Monsteras feature striking foliage.
Monsteras feature striking foliage. Thomas Demarczyk

Create a jungle vibe with this striking indoor plant

IF YOU'RE searching for a plant to bring a lush, tropical jungle vibe to your home, look no further than monstera deliciosa.

This beauty has large, rich green leaves that have interesting splits and holes in them, which gives rise to some of its nicknames, including the swiss cheese plant and window plant.

It does bear edible fruit when mature, which taste like a blend of pineapple and banana, so it's also called fruit salad plant.

Monsteras originate in the under-storey of jungles in South America, so they are well-suited to growing indoors as they are happy in fairly low light.

The leaves on a young plant are quite small and entire but as the plant grows the interesting shapes start to appear and no two leaves are identical.

In the jungles, young monsteras scramble along the ground towards the darker areas produced by the shade of a large tree. When they reach the tree they start to climb it to the light.

They produce roots to cling to the host tree and may eventually lose contact with the ground altogether. They use the large tree for support but don't harm it as a strangler fig does.

No two leaves of the Monstera plant are the same.
No two leaves of the Monstera plant are the same. fortyforks

A mature monstera growing in a protected, shady position in a garden will flower and produce fruit but I doubt a plant grown indoors would do so.

Monsteras are pretty easy to grow, as long as they get adequate moisture. Like so many plants though, they don't like to be wet and soggy all the time, so you need a premium potting mix that holds moisture well but also drains effectively.
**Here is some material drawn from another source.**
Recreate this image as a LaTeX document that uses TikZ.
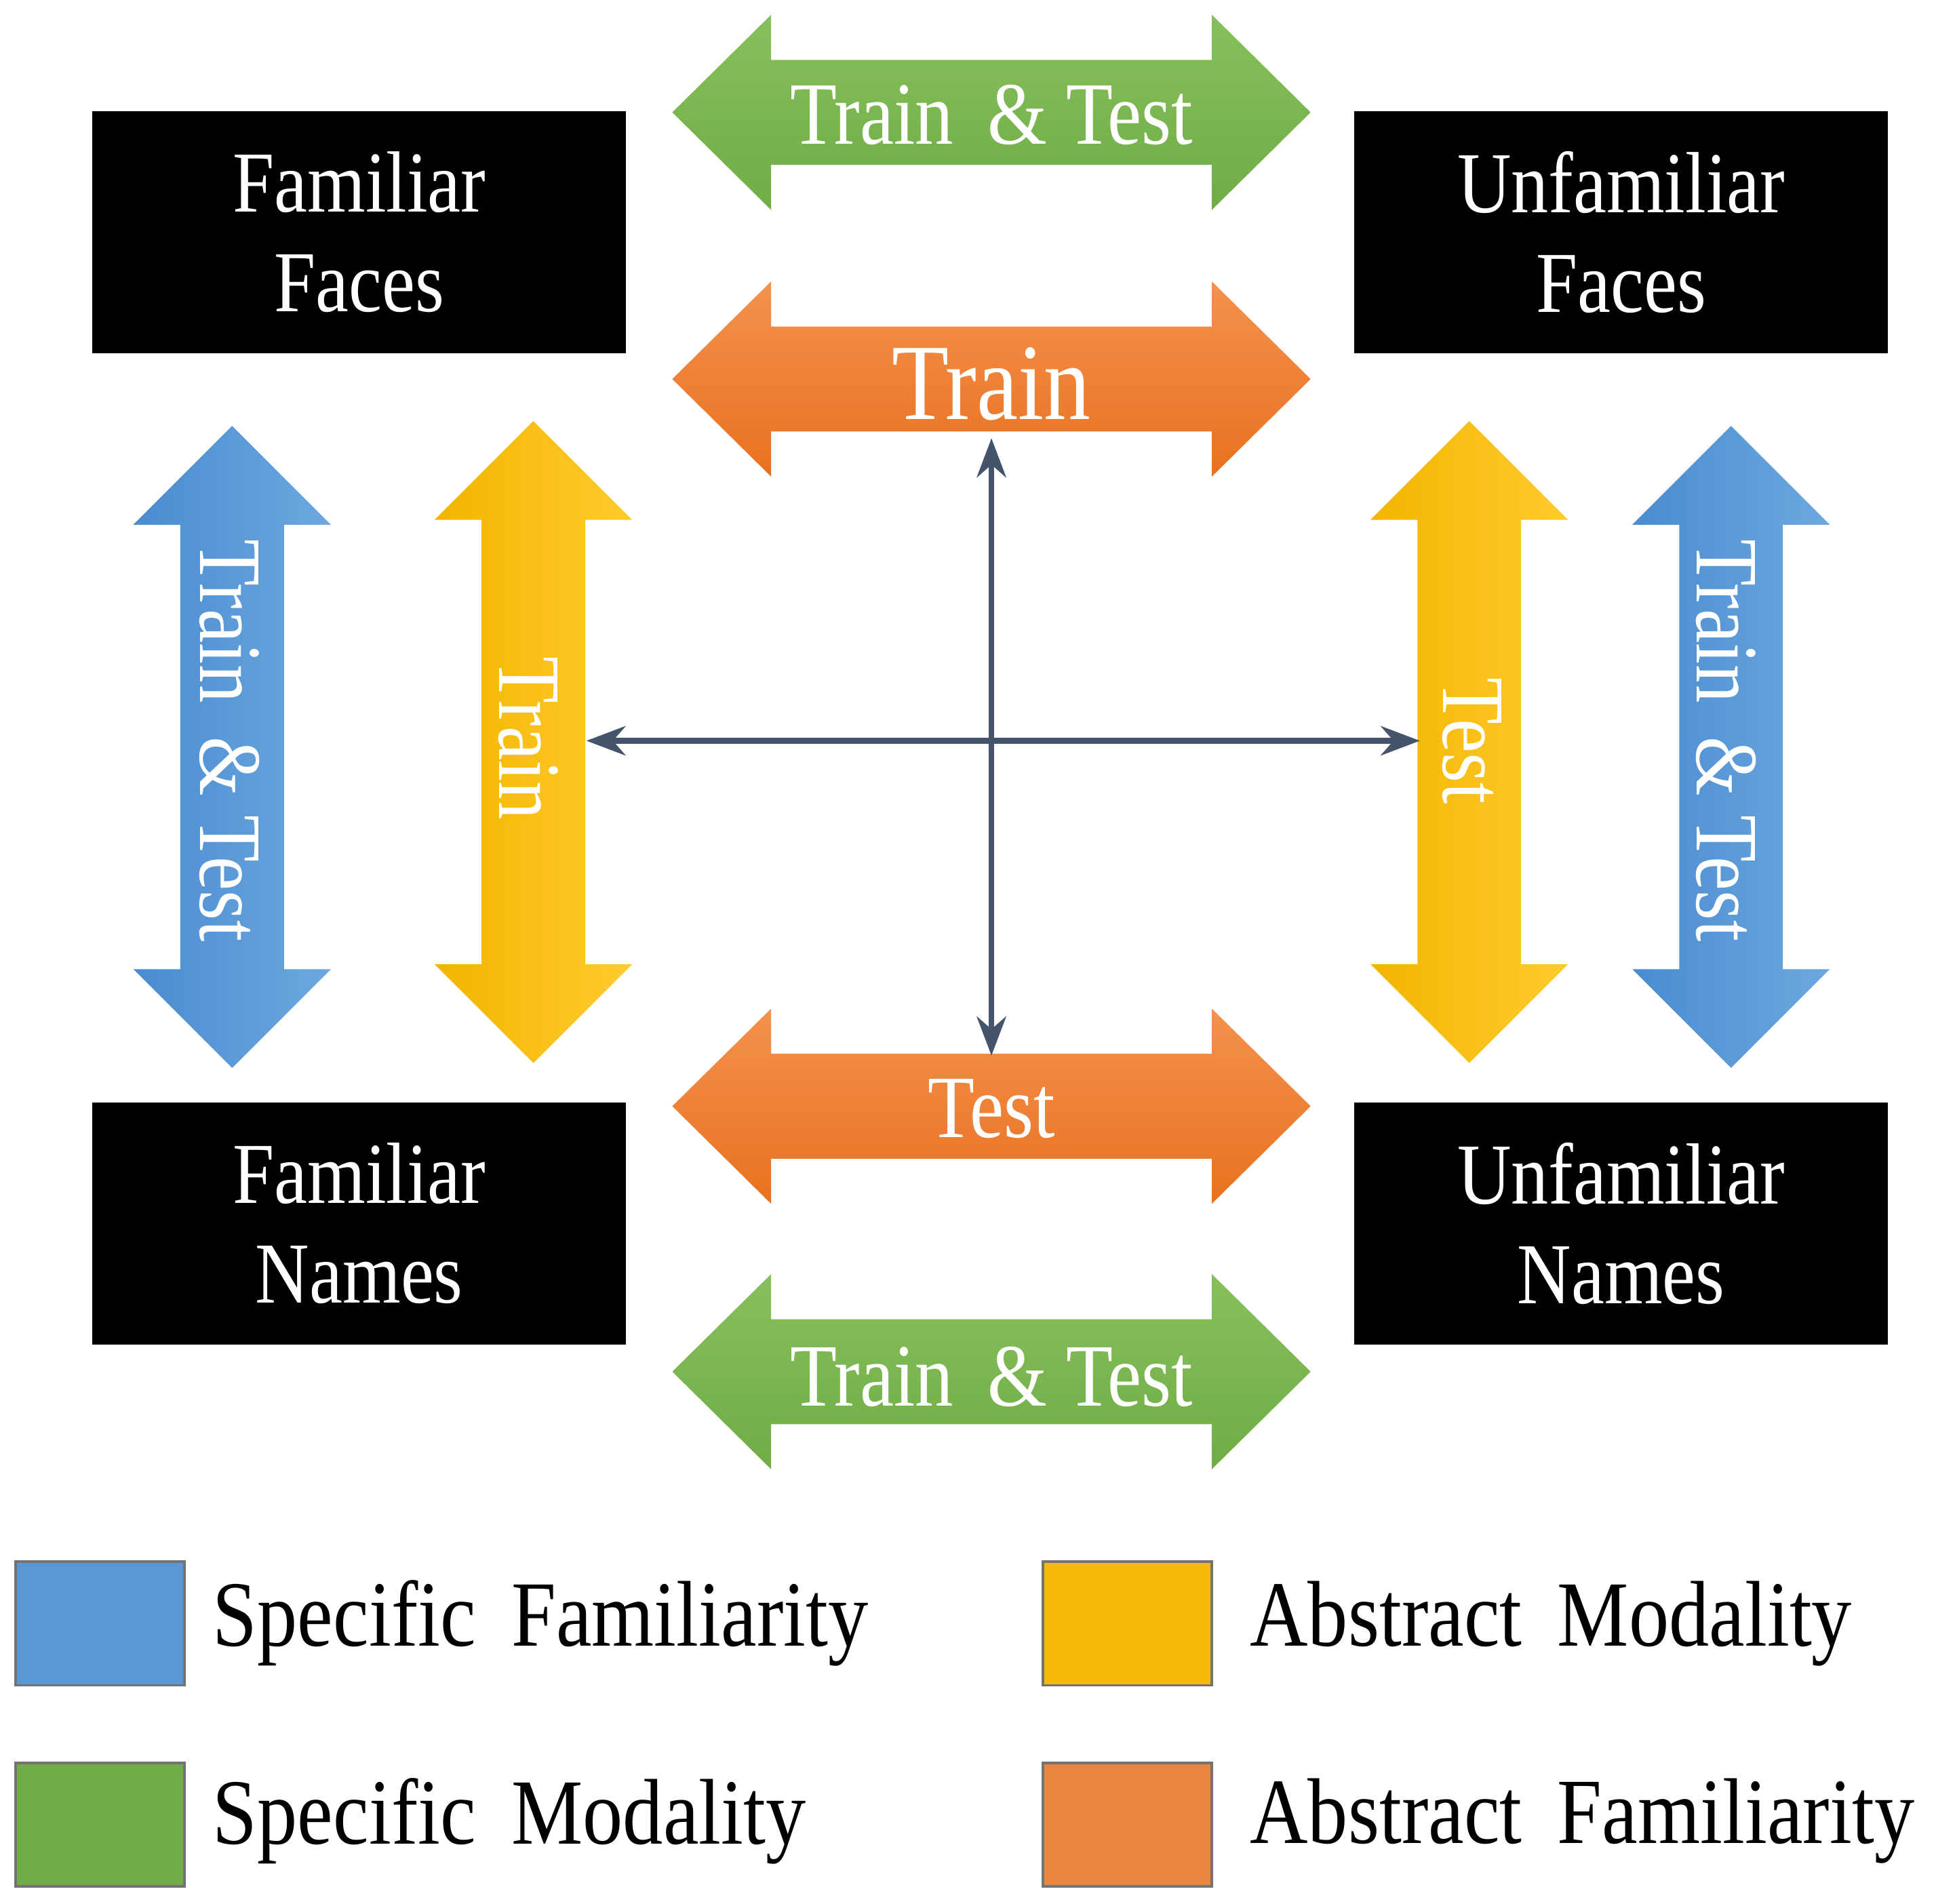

This is not a plant for a small space. The leaves can be large, nearly 1m across, and the plant will be quite wide as well as tall.

You may need to give your monstera something to climb on. A strong, straight branch or timber pole inserted firmly and deeply into the pot would do the job.

The size of the plant and the growth rate will be governed to some extent by the size of the pot and the amount of food and fertiliser you use. You will also see much faster growth in the warmer months and little or none during winter.

The large leaves may need to be wiped to remove dust or you can give your monstera a shower in the bathroom or in the rain to keep it nice and clean.

If you do put it outside in the rain, make sure it doesn't get burned when the sun comes out again. Re-potting is best done in spring or early summer.

As with all indoor plants, do think carefully before you plant it out in a garden if you no longer want it indoors. Some plants are perfectly well behaved living in a pot in your home, but may grow huge, or be invasive, if released into the wild.